Rio – O gato e os urubus
O gato e os urubus
Palavras Mágicas para Quebrar um Feitiço (Palabras Mágicas Para Romper un Encantamiento, Nicarágua/México/Guatemala, 2012), de Mercedes Moncada Rodríguez
O gato esquálido, de olhos grandes e assustados, pêlo rareando, caminha em direção ao bando de urubus num descampado. Nesse belíssimo plano está contida uma das poderosas metáforas do pequeno, mas vívido, documentário Palavras Mágicas Para Quebrar um Feitiço, um dos achados do Festival do Rio.

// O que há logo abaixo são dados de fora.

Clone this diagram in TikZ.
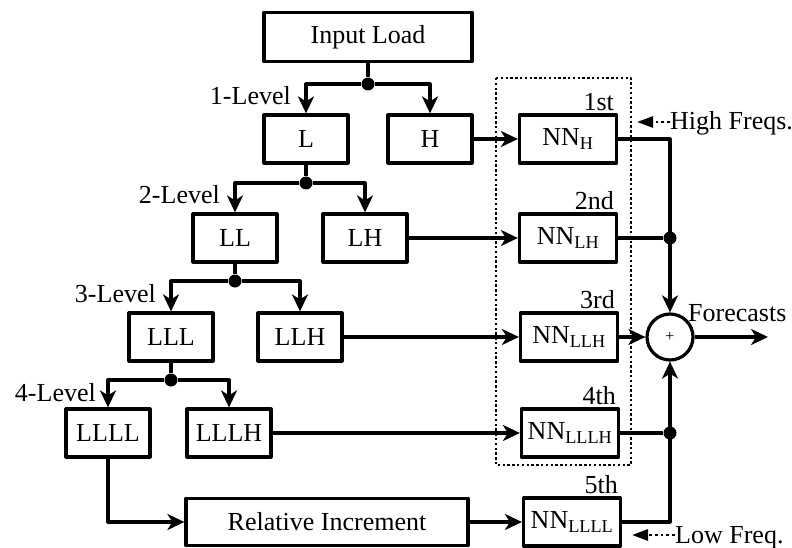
\documentclass[tikz,border=0pt]{standalone}
\usepackage{fontspec}
\setmainfont{Liberation Serif}
\usetikzlibrary{arrows.meta,positioning}

\newcommand{\nnsub}[1]{NN\textsubscript{#1}}

\begin{document}
\begin{tikzpicture}[x=1pt, y=-1pt, line join=round,
    every node/.style={font=\fontsize{26}{30}\selectfont},
    wire/.style={line width=3.2pt},
    flow/.style={wire, -{Stealth[length=17pt,width=16pt,inset=5pt]}},
    blk/.style={draw, line width=3.2pt, minimum width=84pt, minimum height=48pt, inner sep=0pt},
    nnbox/.style={blk, minimum width=97pt},
    dot/.style={circle, fill, inner sep=0pt, minimum size=13pt},
    lvl/.style={anchor=east, inner sep=0pt},
    ord/.style={anchor=south east, inner sep=0pt},
    hint/.style={line width=2.8pt, dash pattern=on 2.8pt off 3pt, -{Triangle[length=16pt,width=11pt]}}]
    \useasboundingbox (0,0) rectangle (792,548);

    % Decomposition tree
    \node[blk, minimum width=208pt, minimum height=49pt] (input) at (368,37) {Input Load};
    \node[blk] (L)    at (306,139) {L};
    \node[blk] (H)    at (430,139) {H};
    \node[blk] (LL)   at (235,238) {LL};
    \node[blk] (LH)   at (365,238) {LH};
    \node[blk] (LLL)  at (171,337) {LLL};
    \node[blk] (LLH)  at (300,337) {LLH};
    \node[blk] (LLLL) at (108,433) {LLLL};
    \node[blk] (LLLH) at (229,433) {LLLH};
    \node[blk, minimum width=282pt, minimum height=47pt] (relinc) at (327,522) {Relative Increment};

    % Split points
    \node[dot] (j1) at (368,84) {};
    \node[dot] (j2) at (306,183) {};
    \node[dot] (j3) at (235,281) {};
    \node[dot] (j4) at (171,380) {};

    \draw[wire] (input) -- (j1);
    \draw[flow] (j1) -| (L);
    \draw[flow] (j1) -| (H);
    \draw[wire] (L) -- (j2);
    \draw[flow] (j2) -| (LL);
    \draw[flow] (j2) -| (LH);
    \draw[wire] (LL) -- (j3);
    \draw[flow] (j3) -| (LLL);
    \draw[flow] (j3) -| (LLH);
    \draw[wire] (LLL) -- (j4);
    \draw[flow] (j4) -| (LLLL);
    \draw[flow] (j4) -| (LLLH);
    \draw[flow] (LLLL) |- (relinc);

    % Level labels
    \node[lvl] (lv1) at (291,96)  {1-Level};
    \node[lvl] (lv2) at (220,195) {2-Level};
    \node[lvl] (lv3) at (156,294) {3-Level};
    \node[lvl] (lv4) at (96,393)  {4-Level};

    % Networks
    \draw[line width=2.4pt, dash pattern=on 2.4pt off 2.4pt] (496,78) rectangle (631,465);
    \node[nnbox] (nnH)    at (568,139) {\nnsub{H}};
    \node[nnbox] (nnLH)   at (568,238) {\nnsub{LH}};
    \node[nnbox] (nnLLH)  at (569,337) {\nnsub{LLH}};
    \node[nnbox] (nnLLLH) at (570,433) {\nnsub{LLLH}};
    \node[nnbox] (nnLLLL) at (572,522) {\nnsub{LLLL}};

    \node[ord] (o1) at ([xshift=-4pt,yshift=2pt]nnH.north east)    {1st};
    \node[ord] (o2) at ([xshift=-4pt,yshift=2pt]nnLH.north east)   {2nd};
    \node[ord] (o3) at ([xshift=-4pt,yshift=2pt]nnLLH.north east)  {3rd};
    \node[ord] (o4) at ([xshift=-4pt,yshift=2pt]nnLLLH.north east) {4th};
    \node[ord] (o5) at ([xshift=-4pt,yshift=2pt]nnLLLL.north east) {5th};

    \draw[flow] (H) -- (nnH);
    \draw[flow] (LH) -- (nnLH);
    \draw[flow] (LLH) -- (nnLLH);
    \draw[flow] (LLLH) -- (nnLLLH);
    \draw[flow] (relinc) -- (nnLLLL);

    % Summation
    \node[circle, draw, line width=3.2pt, minimum size=46pt, inner sep=0pt,
          font=\fontsize{16}{16}\selectfont] (sum) at (670,337) {+};
    \node[dot] (d2) at (670,238) {};
    \node[dot] (d4) at (670,433) {};
    \draw[flow] (nnH) -| (sum);
    \draw[wire] (nnLH) -- (d2);
    \draw[wire] (nnLLLH) -- (d4);
    \draw[flow] (nnLLLL) -| (sum);
    \draw[flow] (nnLLH) -- (sum);

    \coordinate (out) at (768,337);
    \draw[flow] (sum) -- (out);
    \node[anchor=base west, inner sep=0pt] (fc) at (688,321) {Forecasts};

    % Frequency hints
    \node[anchor=base west, inner sep=0pt] (hf) at (670,130) {High Freqs.};
    \node[anchor=base west, inner sep=0pt] (lf) at (675,543) {Low Freq.};
    \coordinate (hftip) at (637,122);
    \coordinate (lftip) at (632,535);
    \draw[hint] (hf.west |- hftip) -- (hftip);
    \draw[hint] (lf.west |- lftip) -- (lftip);
\end{tikzpicture}
\end{document}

Na leitura do filme, o gato esquálido é apenas sombra do bichano peludo, repleto de vida. O gato é Daniel Ortega Saavedra, líder da revolução que derrubou a ditadura de Somoza na Nicarágua em 1979. Os urubus são a direita retrógrada, a elite conservadora, com a qual Ortega se aliou para voltar à presidência em 2006.

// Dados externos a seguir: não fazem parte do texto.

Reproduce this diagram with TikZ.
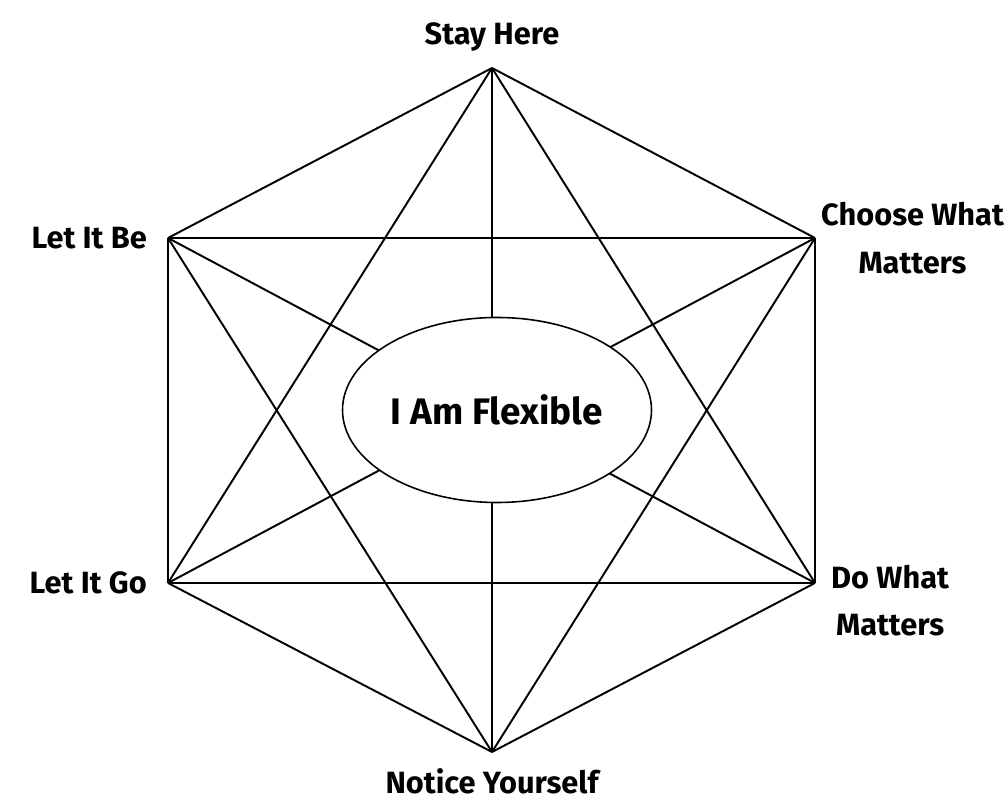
\documentclass[tikz,border=0pt]{standalone}
\usepackage{fontspec}
\setmainfont{Fira Sans}
\usepackage{tikz}
\usetikzlibrary{positioning,shapes.geometric}

\begin{document}
\begin{tikzpicture}[every node/.style={align=center,font=\bfseries\fontsize{17.5}{27}\selectfont},
    edge/.style={line width=1.1pt,line join=round}]
  \useasboundingbox (0,0) rectangle (20.14,16.2);
  % corners of the hexagon
  \coordinate (stay) at (9.84,14.84);
  \coordinate (be) at (3.36,11.44);
  \coordinate (choose) at (16.30,11.44);
  \coordinate (go) at (3.36,4.54);
  \coordinate (dowhat) at (16.30,4.54);
  \coordinate (notice) at (9.84,1.16);
  % every corner joined to every other
  \foreach \a/\b in {stay/be,stay/choose,stay/go,stay/dowhat,stay/notice,
                     be/choose,be/go,be/dowhat,be/notice,
                     choose/go,choose/dowhat,choose/notice,
                     go/dowhat,go/notice,dowhat/notice}
    \draw[edge] (\a) -- (\b);
  \node[draw,ellipse,fill=white,line width=0.9pt,inner sep=0pt,
    minimum width=6.18cm,minimum height=3.7cm,font=\bfseries\fontsize{21}{24}\selectfont] (ctr) at (9.94,8.0)
    {I Am Flexible};
  % labels
  \node[above=0.2cm of stay] (stayl) {Stay Here};
  \node[left=0.3cm of be] (bel) {Let It Be};
  \node[right=0.0cm of choose] (choosel) {Choose What\\Matters};
  \node[left=0.3cm of go] (gol) {Let It Go};
  \node[anchor=west] (dowhatl) at ([xshift=0.2cm,yshift=-0.35cm]dowhat) {Do What\\Matters};
  \node[below=0.2cm of notice] (noticel) {Notice Yourself};
\end{tikzpicture}
\end{document}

Palavras Mágicas não esconde seu pessimismo. Compara as imagens da Nicarágua atual com as esperanças de trinta anos atrás. Emparelha as manifestações de hoje com as posteriores ao 19 de julho. O diagnóstico é melancólico. O documentário põe o antes salvador contra a parede. Abertamente, trata-se de um filme sobre a falência das esperanças de uma geração.
O que salta no documentário é justamente a capacidade em ser discurso com as ferramentas do cinema. O sentido do filme está na imagem, como a dos gatos contra os urubus. É isso que falta a outro documentário visto recentemente, Kátia, que competiu no Festival de Brasília: fazer com que o cinema construa o sentido.
É com a imagem que Palavras Mágicas para Quebrar um Feitiço estabelece suas metáforas – e são estas que dirigem o filme para uma leitura melancólica. Resta, porém, no final do filme, uma esperança. O jeito é apegar-se a ela para imaginar uma volta ao Dia 0 após o 19 de julho.
O Brasil da euforia de 2012 precisa de um filme assim, um filme-balanço.